アメリカ人は難民たり得るのか?

まったく悩ましい話だ。昨日、例のカナダに難民申請している米兵さんの記事を1つアップしようと思ったが断念。どうしてかと言うと私自身この人をサポートしたい気持ちがどこかで漸減しているから。

多分もう少し考えれば別の考えも生まれるだろうが、今のところちょっとぐったり。なぜそうなのかと言えば、アフガニスタンやらイラクその他中東域、要するに現在帝国アメリカ、昔西欧一般にけちらされた人びとが職に困って食うに困って難民申請する、これは理解できるし、受け入れ国があることはとても喜ばしい。

しかしここから先だって容易なことではないわけで、本人も大変だが、右も左もわからない、英語のエの字もない、ATMの使い方もよく知らない、事情がまったく不案内な人をこの社会で生きて行けるようにするためには、とてもとても多くの苦労がある。政府がお金も出すし、ボランティアの人たちがなにくれとなく協力している。それでも、とても大変だ。こういうのが難民だ。

本人も大変だけど、受け入れ側も大変という意味のもう一つは、受け入れ側だって職に困ってホームレスになる人がいるところで、難民ステイタスの人たちにはある程度様々な優遇策がある。そうすると内心穏やかじゃない人だって出てくるのは理というより感情の当然。私はこれをケチ臭いとは言わない。できるだけフェアにやろうとみんな頑張っているにせよ、なかなか大変だ。さてここで、アメリカ人はこれに該当させるべきなのだろうか?

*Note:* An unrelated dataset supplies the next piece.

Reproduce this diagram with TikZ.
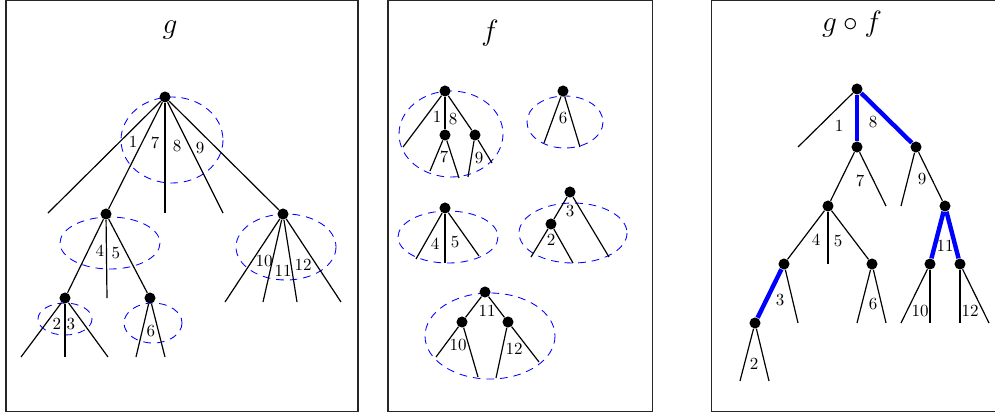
\documentclass[tikz,border=0pt]{standalone}
\begin{document}
\begin{tikzpicture}[x=0.588pt,y=-0.588pt,
  dot/.style={circle,fill=black,inner sep=0pt,minimum size=6.5pt},
  edge/.style={draw=black,line width=0.7pt},
  hl/.style={draw=blue,line width=2.6pt},
  oval/.style={draw=blue,dash pattern=on 4.5pt off 3.5pt,line width=0.5pt},
  lab/.style={inner sep=0pt,font=\normalsize},
  ttl/.style={inner sep=0pt,anchor=base,font=\fontsize{16}{19}\selectfont},
  frame/.style={draw=black!85,line width=0.6pt}]
\useasboundingbox (0,0) rectangle (995,413);
% frames
\draw[frame] (6,0.8) rectangle (358,411);
\draw[frame] (388,0.8) rectangle (652,411);
\draw[frame] (711,0.8) rectangle (1000,411);
% titles
\node[ttl] (tg) at (170,33) {$g$};
\node[ttl] (tf) at (490,40) {$f$};
\node[ttl] (tgf) at (852,31) {$g\circ f$};

%%%%%%%%%%%%%%%% panel g
\draw[oval] (172,140) ellipse [x radius=51,y radius=43];
\draw[oval] (110,243) ellipse [x radius=50,y radius=26];
\draw[oval] (286,247) ellipse [x radius=50,y radius=33];
\draw[oval] (65,319) ellipse [x radius=27,y radius=16];
\draw[oval] (153,323) ellipse [x radius=29,y radius=20];
\node[dot] (gr) at (165,97) {};
\node[dot] (gA) at (106,214) {};
\node[dot] (gB) at (283,214) {};
\node[dot] (gC) at (65,298) {};
\node[dot] (gD) at (150,298) {};
\coordinate (gl1) at (48,213);
\coordinate (gl8) at (165,213);
\coordinate (gl9) at (223,213);
\coordinate (gl5) at (107,298);
\coordinate (gb1) at (225,302);
\coordinate (gb2) at (263,302);
\coordinate (gb3) at (297,302);
\coordinate (gb4) at (341,302);
\coordinate (gc1) at (21,357);
\coordinate (gc2) at (65,357);
\coordinate (gc3) at (108,357);
\coordinate (gd1) at (136,357);
\coordinate (gd2) at (165,357);
\draw[edge] (gr) -- (gl1);
\draw[edge] (gr) -- (gA);
\draw[edge] (gr) -- (gl8);
\draw[edge] (gr) -- (gl9);
\draw[edge] (gr) -- (gB);
\draw[edge] (gA) -- (gC);
\draw[edge] (gA) -- (gl5);
\draw[edge] (gA) -- (gD);
\draw[edge] (gB) -- (gb1);
\draw[edge] (gB) -- (gb2);
\draw[edge] (gB) -- (gb3);
\draw[edge] (gB) -- (gb4);
\draw[edge] (gC) -- (gc1);
\draw[edge] (gC) -- (gc2);
\draw[edge] (gC) -- (gc3);
\draw[edge] (gD) -- (gd1);
\draw[edge] (gD) -- (gd2);
\node[lab] (g1) at (133,142) {1};
\node[lab] (g7) at (155,143) {7};
\node[lab] (g8) at (177,146) {8};
\node[lab] (g9) at (200,148) {9};
\node[lab] (g4) at (100,251) {4};
\node[lab] (g5) at (116,253) {5};
\node[lab] (g10) at (264,261) {10};
\node[lab] (g11) at (283,271) {11};
\node[lab] (g12) at (303,265) {12};
\node[lab] (g2) at (57,324) {2};
\node[lab] (g3) at (71,324) {3};
\node[lab] (g6) at (151,331) {6};

%%%%%%%%%%%%%%%% panel f
\draw[oval] (451,134) ellipse [x radius=52,y radius=43];
\draw[oval] (565,122) ellipse [x radius=38,y radius=26];
\draw[oval] (448,237) ellipse [x radius=50,y radius=26];
\draw[oval] (573,233) ellipse [x radius=54,y radius=30];
\draw[oval] (490,336) ellipse [x radius=65,y radius=43];
% tree 1
\node[dot] (f1r) at (445,91) {};
\node[dot] (f1a) at (445,135) {};
\node[dot] (f1b) at (475,135) {};
\coordinate (f1l) at (403,147);
\coordinate (f1a1) at (430,171);
\coordinate (f1a2) at (459,178);
\coordinate (f1b1) at (468,177);
\coordinate (f1b2) at (492,163);
\draw[edge] (f1r) -- (f1l);
\draw[edge] (f1r) -- (f1a);
\draw[edge] (f1r) -- (f1b);
\draw[edge] (f1a) -- (f1a1);
\draw[edge] (f1a) -- (f1a2);
\draw[edge] (f1b) -- (f1b1);
\draw[edge] (f1b) -- (f1b2);
\node[lab] (f1n) at (437,117) {1};
\node[lab] (f8n) at (453,119) {8};
\node[lab] (f7n) at (444,157) {7};
\node[lab] (f9n) at (479,158) {9};
% tree 2
\node[dot] (f2r) at (563,91) {};
\coordinate (f2a) at (544,143);
\coordinate (f2b) at (580,147);
\draw[edge] (f2r) -- (f2a);
\draw[edge] (f2r) -- (f2b);
\node[lab] (f6n) at (563,118) {6};
% tree 3
\node[dot] (f3r) at (445,208) {};
\coordinate (f3a) at (416,259);
\coordinate (f3b) at (445,263);
\coordinate (f3c) at (479,256);
\draw[edge] (f3r) -- (f3a);
\draw[edge] (f3r) -- (f3b);
\draw[edge] (f3r) -- (f3c);
\node[lab] (f4n) at (435,244) {4};
\node[lab] (f5n) at (455,242) {5};
% tree 4
\node[dot] (f4r) at (570,192) {};
\node[dot] (f4a) at (551,224) {};
\coordinate (f4l) at (609,257);
\coordinate (f4a1) at (531,257);
\coordinate (f4a2) at (573,263);
\draw[edge] (f4r) -- (f4a);
\draw[edge] (f4r) -- (f4l);
\draw[edge] (f4a) -- (f4a1);
\draw[edge] (f4a) -- (f4a2);
\node[lab] (f3n) at (570,211) {3};
\node[lab] (f2n) at (551,240) {2};
% tree 5
\node[dot] (f5r) at (485,292) {};
\node[dot] (f5a) at (462,322) {};
\node[dot] (f5b) at (508,322) {};
\coordinate (f5a1) at (436,357);
\coordinate (f5a2) at (478,377);
\coordinate (f5b1) at (496,378);
\coordinate (f5b2) at (539,362);
\draw[edge] (f5r) -- (f5a);
\draw[edge] (f5r) -- (f5b);
\draw[edge] (f5a) -- (f5a1);
\draw[edge] (f5a) -- (f5a2);
\draw[edge] (f5b) -- (f5b1);
\draw[edge] (f5b) -- (f5b2);
\node[lab] (f11n) at (487,311) {11};
\node[lab] (f10n) at (458,345) {10};
\node[lab] (f12n) at (514,349) {12};

%%%%%%%%%%%%%%%% panel g o f
\node[dot] (hr) at (857,89) {};
\node[dot] (h7) at (857,147) {};
\node[dot] (h9) at (916,147) {};
\node[dot] (h45) at (828,206) {};
\node[dot] (h11) at (945,206) {};
\node[dot] (h3) at (784,264) {};
\node[dot] (h6) at (872,264) {};
\node[dot] (h10) at (930,264) {};
\node[dot] (h12) at (960,264) {};
\node[dot] (h2) at (755,323) {};
\coordinate (hl1) at (798,147);
\coordinate (hl7) at (886,206);
\coordinate (hl9) at (901,206);
\coordinate (hl5) at (828,264);
\coordinate (hl3) at (798,323);
\coordinate (hl6a) at (857,323);
\coordinate (hl6b) at (886,323);
\coordinate (hl10a) at (901,323);
\coordinate (hl10b) at (930,323);
\coordinate (hl12a) at (960,323);
\coordinate (hl12b) at (989,323);
\coordinate (hl2a) at (740,381);
\coordinate (hl2b) at (769,381);
\draw[edge] (hr) -- (hl1);
\draw[hl] (hr) -- (h7);
\draw[hl] (hr) -- (h9);
\draw[edge] (h7) -- (h45);
\draw[edge] (h7) -- (hl7);
\draw[edge] (h9) -- (hl9);
\draw[edge] (h9) -- (h11);
\draw[edge] (h45) -- (h3);
\draw[edge] (h45) -- (hl5);
\draw[edge] (h45) -- (h6);
\draw[hl] (h3) -- (h2);
\draw[edge] (h3) -- (hl3);
\draw[edge] (h6) -- (hl6a);
\draw[edge] (h6) -- (hl6b);
\draw[hl] (h11) -- (h10);
\draw[hl] (h11) -- (h12);
\draw[edge] (h10) -- (hl10a);
\draw[edge] (h10) -- (hl10b);
\draw[edge] (h12) -- (hl12a);
\draw[edge] (h12) -- (hl12b);
\draw[edge] (h2) -- (hl2a);
\draw[edge] (h2) -- (hl2b);
\node[lab] (h1n) at (839,126) {1};
\node[lab] (h8n) at (873,122) {8};
\node[lab] (h7n) at (860,181) {7};
\node[lab] (h9n) at (922,179) {9};
\node[lab] (h4n) at (816,240) {4};
\node[lab] (h5n) at (838,241) {5};
\node[lab] (h3n) at (780,300) {3};
\node[lab] (h6n) at (873,304) {6};
\node[lab] (h11n) at (945,246) {11};
\node[lab] (h10n) at (920,311) {10};
\node[lab] (h12n) at (970,311) {12};
\node[lab] (h2n) at (754,364) {2};
\end{tikzpicture}
\end{document}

 確かに、今現在命にかかわることだ(兵役を途中で抜けるのだから)、という場合、恐らく一時的な滞在をカナダ政府は許可するだろうと思う。そのへんは、超法規だろうがなんだろうがするだろうと思う。しかし、ここで、兵士はカナダ政府と難民ステイタスを巡って「戦っている」と表現することは果たして「フェア」なのか? 
 
 私にはあんまりフェアなこととは思えないのだが。私はカナダ人じゃないが、カナダ人たちを気の毒に思う。イヤだという人を抜けさせることができない=国民を納得させられていない、そのことが根本の問題だとしたら、それに気づくことが求められているのはアメリカであり、アメリカ人たちだろう。だったら、戦うべきはアメリカで、ではないのか? 支援する人はアメリカでやってこそ意味があるのではないのか?アメリカ政府にとって逃げられるぐらい楽なことはないだろう。